┌─ DATA ENTRIES

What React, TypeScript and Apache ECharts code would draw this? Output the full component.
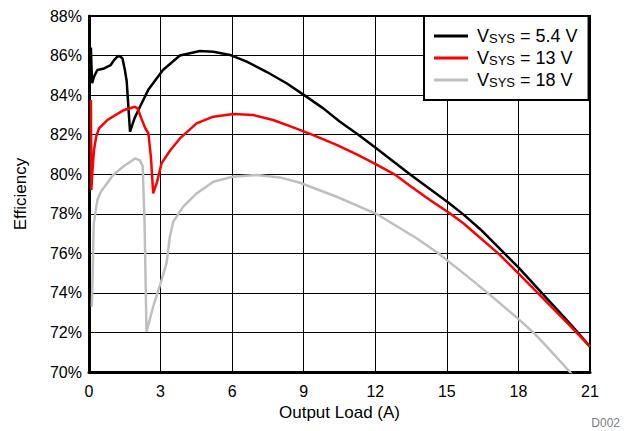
import React, { useEffect, useRef } from "react";
import * as echarts from "echarts";

const FONT = "'Liberation Sans', Arial, Helvetica, sans-serif";

const seriesNames = ["5.4 V", "13 V", "18 V"];
const seriesColors = ["#000000", "#ff0000", "#bfbfbf"];

const xTicks = { min: 0, max: 21, interval: 3 };
const yTicks = { min: 70, max: 88, interval: 2 };

const sys54X = [0.08, 0.1, 0.13, 0.21, 0.35, 0.63, 0.91, 1.05, 1.19, 1.27, 1.4, 1.5, 1.58, 1.72, 1.9, 2.07, 2.5, 3.1, 3.81, 4.65, 5.21, 5.91, 6.61, 7.44, 8.28, 9.02, 9.82, 10.52, 11.29, 12.04, 13.45, 14.29, 15.03, 15.69, 16.4, 17.08, 18.03, 18.9, 20.16, 21.0];
const sys54Y = [86.4, 85.6, 84.6, 84.93, 85.27, 85.35, 85.52, 85.77, 85.94, 85.98, 85.86, 85.3, 84.7, 82.15, 82.8, 83.25, 84.3, 85.27, 86.0, 86.23, 86.19, 86.03, 85.69, 85.18, 84.6, 84.0, 83.33, 82.65, 82.0, 81.31, 80.0, 79.25, 78.6, 77.97, 77.22, 76.4, 75.25, 74.1, 72.45, 71.28];

const sys13X = [0.08, 0.1, 0.15, 0.21, 0.3, 0.42, 0.77, 1.47, 1.93, 2.05, 2.2, 2.35, 2.49, 2.6, 2.69, 2.85, 3.04, 3.4, 3.81, 4.51, 5.21, 6.05, 6.89, 7.72, 8.56, 9.4, 10.38, 11.2, 12.04, 12.82, 13.45, 14.29, 15.15, 15.69, 17.15, 18.03, 20.16, 21.0];
const sys13Y = [83.75, 79.2, 80.3, 81.22, 81.9, 82.32, 82.74, 83.25, 83.41, 83.3, 82.8, 82.35, 82.07, 80.8, 79.03, 79.6, 80.55, 81.2, 81.81, 82.57, 82.91, 83.04, 82.99, 82.74, 82.37, 81.98, 81.48, 81.02, 80.5, 79.98, 79.42, 78.7, 78.0, 77.52, 76.0, 74.95, 72.35, 71.28];

const sys18X = [0.12, 0.2, 0.35, 0.49, 0.91, 1.0, 1.4, 1.93, 2.14, 2.25, 2.33, 2.41, 2.69, 3.04, 3.25, 3.39, 3.53, 3.95, 4.51, 5.21, 6.02, 7.03, 8.0, 8.84, 10.38, 12.04, 13.73, 14.64, 15.69, 16.81, 18.03, 18.62, 19.18, 20.16, 20.3];
const sys18Y = [73.3, 77.5, 78.7, 79.1, 79.8, 79.95, 80.35, 80.8, 80.7, 80.4, 77.5, 72.04, 73.3, 74.65, 75.5, 76.84, 77.6, 78.36, 79.03, 79.62, 79.87, 79.96, 79.84, 79.57, 78.86, 78.0, 76.76, 76.0, 75.0, 73.9, 72.65, 72.0, 71.3, 70.0, 69.8];

const seriesX = [sys54X, sys13X, sys18X];
const seriesY = [sys54Y, sys13Y, sys18Y];

export default function App() {
  const ref = useRef<HTMLDivElement>(null);
  useEffect(() => {
    if (!ref.current) return;
    const chart = echarts.init(ref.current, null, { renderer: "svg" });
    chart.setOption({
      animation: false,
      backgroundColor: "#ffffff",
      textStyle: { fontFamily: FONT },
      grid: {
        left: 89,
        right: 36,
        top: 16,
        bottom: 59,
        show: true,
        borderColor: "#000",
        borderWidth: 2,
        containLabel: false,
      },
      xAxis: {
        type: "value",
        min: xTicks.min,
        max: xTicks.max,
        interval: xTicks.interval,
        name: "Output Load (A)",
        nameLocation: "middle",
        nameGap: 28,
        nameTextStyle: { fontSize: 17, color: "#000", fontFamily: FONT },
        axisLine: { show: true, lineStyle: { color: "#000", width: 3 } },
        axisTick: { show: false },
        axisLabel: { fontSize: 16, color: "#000", margin: 11, fontFamily: FONT },
        splitLine: { show: true, lineStyle: { color: "#000", width: 1 } },
      },
      yAxis: {
        type: "value",
        min: yTicks.min,
        max: yTicks.max,
        interval: yTicks.interval,
        name: "Efficiency",
        nameLocation: "middle",
        nameGap: 60,
        nameTextStyle: { fontSize: 17, color: "#000", fontFamily: FONT },
        axisLine: { show: true, lineStyle: { color: "#000", width: 3 } },
        axisTick: { show: false },
        axisLabel: {
          fontSize: 16,
          color: "#000",
          margin: 7,
          fontFamily: FONT,
          formatter: "{value}%",
        },
        splitLine: { show: true, lineStyle: { color: "#000", width: 1 } },
      },
      legend: {
        orient: "vertical",
        left: 424,
        top: 16,
        padding: [11, 11, 11, 10],
        borderColor: "#000",
        borderWidth: 2,
        backgroundColor: "#fff",
        itemWidth: 34,
        itemHeight: 3,
        itemGap: 4,
        icon: "rect",
        data: seriesNames,
        formatter: (name: string) => `{v|V}{s|SYS}{v| = ${name}}`,
        textStyle: {
          padding: [0, 0, 0, 4],
          rich: {
            v: { fontSize: 18, lineHeight: 18, color: "#000", fontFamily: FONT },
            s: { fontSize: 13, lineHeight: 8, verticalAlign: "bottom", color: "#000", fontFamily: FONT },
          },
        },
      },
      graphic: [
        {
          type: "text",
          right: 6,
          top: 417,
          style: { text: "D002", fontSize: 12, fill: "#808080", fontFamily: FONT },
        },
      ],
      series: seriesNames.map((name, i) => ({
        name,
        type: "line",
        showSymbol: false,
        symbol: "none",
        smooth: false,
        clip: true,
        color: seriesColors[i],
        lineStyle: { color: seriesColors[i], width: 2.5 },
        data: seriesX[i].map((x, j) => [x, seriesY[i][j]]),
      })),
    });
    return () => chart.dispose();
  }, []);
  return <div ref={ref} style={{ width: 626, height: 431, position: "absolute", left: 0, top: 0 }} />;
}
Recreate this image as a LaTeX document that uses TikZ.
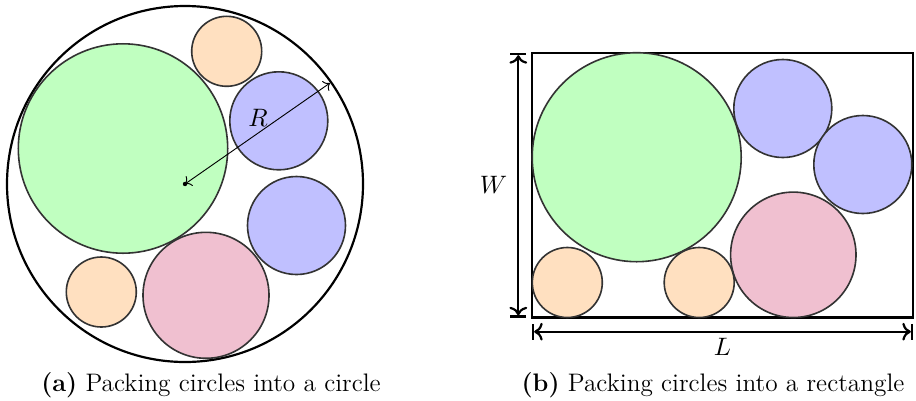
\documentclass[tikz,border=0pt]{standalone}
\usepackage{tikz}
\usetikzlibrary{arrows.meta}
\definecolor{discgreen}{RGB}{192,255,192}
\definecolor{discblue}{RGB}{192,192,255}
\definecolor{discorange}{RGB}{255,224,192}
\definecolor{discpink}{RGB}{240,192,208}
\begin{document}
\begin{tikzpicture}[x=0.4345pt,y=-0.4345pt,font=\fontsize{11}{13}\selectfont,disc/.style={draw=black!80,line width=0.7pt},frame/.style={draw,line width=0.95pt},dim/.style={line width=0.95pt,|<->|},>=To]
\useasboundingbox (0,0) rectangle (916,400);
% (a) circle container
\coordinate (c) at (185,184);
\coordinate (rim) at (330,83);
\draw[frame] (c) circle[radius=178];
\draw[disc,fill=discgreen] (123,148.5) circle[radius=104.7];
\draw[disc,fill=discorange] (226.7,51.3) circle[radius=35];
\draw[disc,fill=discblue] (278.8,120.8) circle[radius=49];
\draw[disc,fill=discblue] (296.5,225.5) circle[radius=49];
\draw[disc,fill=discpink] (206,295.3) circle[radius=63];
\draw[disc,fill=discorange] (101.3,292) circle[radius=35];
\fill (c) circle[radius=2.2];
\draw[<->] (c) -- (rim);
\node (r) at (258,118) {$R$};
\node (capa) at (211,385) {\textbf{(a)} Packing circles into a circle};
% (b) rectangle container
\coordinate (nw) at (532,53);
\coordinate (sw) at (532,317.5);
\coordinate (se) at (913,317.5);
\draw[frame] (nw) rectangle (se);
\draw[disc,fill=discgreen] (636.7,157.2) circle[radius=104.5];
\draw[disc,fill=discblue] (782.8,108.5) circle[radius=49];
\draw[disc,fill=discblue] (862.8,164.5) circle[radius=49];
\draw[disc,fill=discpink] (793.3,254.8) circle[radius=62.7];
\draw[disc,fill=discorange] (567.3,282.5) circle[radius=35];
\draw[disc,fill=discorange] (699.2,282.5) circle[radius=35];
\coordinate (wt) at (518.3,53);
\coordinate (wb) at (518.3,317.5);
\coordinate (ll) at (532,331.7);
\coordinate (lr) at (913,331.7);
\draw[dim] (wt) -- node[left=1pt] (w) {$W$} (wb);
\draw[dim] (ll) -- node[below=-1pt] (l) {$L$} (lr);
\node (capb) at (713,385) {\textbf{(b)} Packing circles into a rectangle};
\end{tikzpicture}
\end{document}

└─

◆ **WHAT YOU HAVE TO DO**
Everything from the first line to the line with "88, interval: 2" must be repeated exactly, and nothing else. Leave the pictures out.

◆ **TASK ANSWER**
What React, TypeScript and Apache ECharts code would draw this? Output the full component.
import React, { useEffect, useRef } from "react";
import * as echarts from "echarts";

const FONT = "'Liberation Sans', Arial, Helvetica, sans-serif";

const seriesNames = ["5.4 V", "13 V", "18 V"];
const seriesColors = ["#000000", "#ff0000", "#bfbfbf"];

const xTicks = { min: 0, max: 21, interval: 3 };
const yTicks = { min: 70, max: 88, interval: 2 };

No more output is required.